---------- THE DATA

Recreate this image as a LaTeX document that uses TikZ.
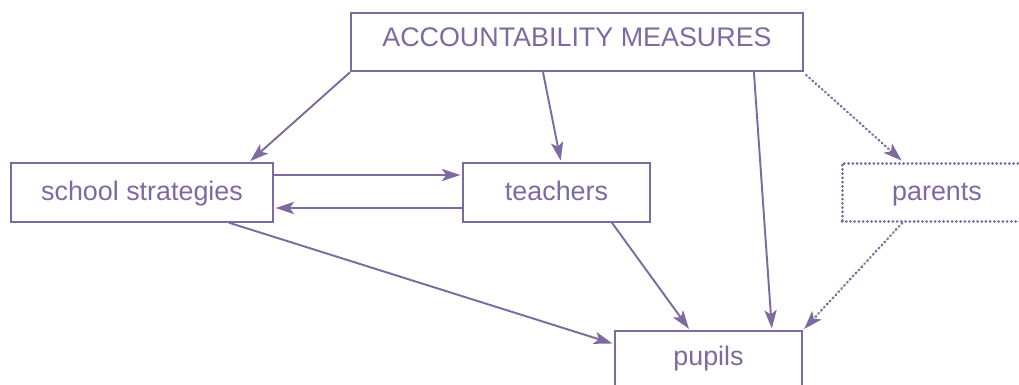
\documentclass[tikz,border=0pt]{standalone}
\usepackage{fontspec}
\setmainfont{Liberation Sans}
\usetikzlibrary{positioning}
\usetikzlibrary{arrows.meta}
\definecolor{lila}{RGB}{126,106,160}
\tikzset{boite/.style={shape=rectangle,draw=lila,line width=1.1pt,text=lila,font=\fontsize{15.3}{18}\selectfont,text height=0.75em,text depth=0.23em,minimum height=1.17cm,inner sep=0pt}}
\tikzset{bas/.style={text height=1.15em,text depth=0.19em}}
\tikzset{fleche/.style={-{Stealth[length=10.5pt,width=7pt,inset=2.5pt]},draw=lila,fill=lila,line width=1.1pt,shorten >=1pt}}
\tikzset{pointille/.style={line width=1.7pt,dash pattern=on 0.01pt off 2.4pt,line cap=round}}

\begin{document}
\begin{tikzpicture}[x=0.02cm,y=-0.02cm]
\useasboundingbox (0,0) rectangle (1019,385);
\node(Acc) at (577,42) [boite,minimum width=9.04cm] {ACCOUNTABILITY MEASURES};
\node(Sch) at (142,192.5) [boite,bas,minimum width=5.24cm] {school strategies};
\node(Tea) at (556.5,192.5) [boite,bas,minimum width=3.74cm] {teachers};
\node(Par) at (937,192.5) [boite,bas,pointille,minimum width=3.8cm] {parents};
\node(Pup) at (708.5,360.5) [boite,minimum width=3.74cm] {pupils};

\draw[fleche] (Acc.south west)--([xshift=-0.5cm]Sch.north east);
\draw[fleche] ([xshift=-0.68cm]Acc.south)--([xshift=0.09cm]Tea.north);
\draw[fleche] ([xshift=-1cm]Acc.south east)--([xshift=-0.62cm]Pup.north east);
\draw[fleche,pointille] ([xshift=0.05cm,yshift=-0.06cm]Acc.south east)--([xshift=-0.68cm]Par.north);
\draw[fleche] ([yshift=0.35cm]Sch.east)--([yshift=0.35cm]Tea.west);
\draw[fleche] ([yshift=-0.31cm]Tea.west)--([yshift=-0.31cm]Sch.east);
\draw[fleche] ([xshift=-0.9cm]Sch.south east)--([yshift=0.33cm]Pup.west);
\draw[fleche] ([xshift=-0.78cm]Tea.south east)--([xshift=-0.37cm]Pup.north);
\draw[fleche,pointille] ([xshift=-0.7cm]Par.south)--(Pup.north east);
\end{tikzpicture}
\end{document}
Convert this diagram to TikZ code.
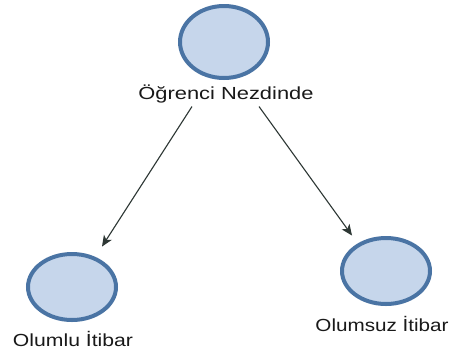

--------------------

• WORK INSTRUCTIONS
Retype all the records shown above, character for character. Omit every picture.

• THE OUTPUT
Recreate this image as a LaTeX document that uses TikZ.
\documentclass[tikz,border=0pt]{standalone}
\usepackage{fontspec}
\setmainfont{Liberation Sans}
\usetikzlibrary{positioning}
\usetikzlibrary{arrows.meta}
\definecolor{lila}{RGB}{126,106,160}
\tikzset{boite/.style={shape=rectangle,draw=lila,line width=1.1pt,text=lila,font=\fontsize{15.3}{18}\selectfont,text height=0.75em,text depth=0.23em,minimum height=1.17cm,inner sep=0pt}}
\tikzset{bas/.style={text height=1.15em,text depth=0.19em}}
\tikzset{fleche/.style={-{Stealth[length=10.5pt,width=7pt,inset=2.5pt]},draw=lila,fill=lila,line width=1.1pt,shorten >=1pt}}
\tikzset{pointille/.style={line width=1.7pt,dash pattern=on 0.01pt off 2.4pt,line cap=round}}

\begin{document}
\begin{tikzpicture}[x=0.02cm,y=-0.02cm]
\useasboundingbox (0,0) rectangle (1019,385);
\node(Acc) at (577,42) [boite,minimum width=9.04cm] {ACCOUNTABILITY MEASURES};
\node(Sch) at (142,192.5) [boite,bas,minimum width=5.24cm] {school strategies};
\node(Tea) at (556.5,192.5) [boite,bas,minimum width=3.74cm] {teachers};
\node(Par) at (937,192.5) [boite,bas,pointille,minimum width=3.8cm] {parents};
\node(Pup) at (708.5,360.5) [boite,minimum width=3.74cm] {pupils};

\draw[fleche] (Acc.south west)--([xshift=-0.5cm]Sch.north east);
\draw[fleche] ([xshift=-0.68cm]Acc.south)--([xshift=0.09cm]Tea.north);
\draw[fleche] ([xshift=-1cm]Acc.south east)--([xshift=-0.62cm]Pup.north east);
\draw[fleche,pointille] ([xshift=0.05cm,yshift=-0.06cm]Acc.south east)--([xshift=-0.68cm]Par.north);
\draw[fleche] ([yshift=0.35cm]Sch.east)--([yshift=0.35cm]Tea.west);
\draw[fleche] ([yshift=-0.31cm]Tea.west)--([yshift=-0.31cm]Sch.east);
\draw[fleche] ([xshift=-0.9cm]Sch.south east)--([yshift=0.33cm]Pup.west);
\draw[fleche] ([xshift=-0.78cm]Tea.south east)--([xshift=-0.37cm]Pup.north);
\draw[fleche,pointille] ([xshift=-0.7cm]Par.south)--(Pup.north east);
\end{tikzpicture}
\end{document}
Convert this diagram to TikZ code.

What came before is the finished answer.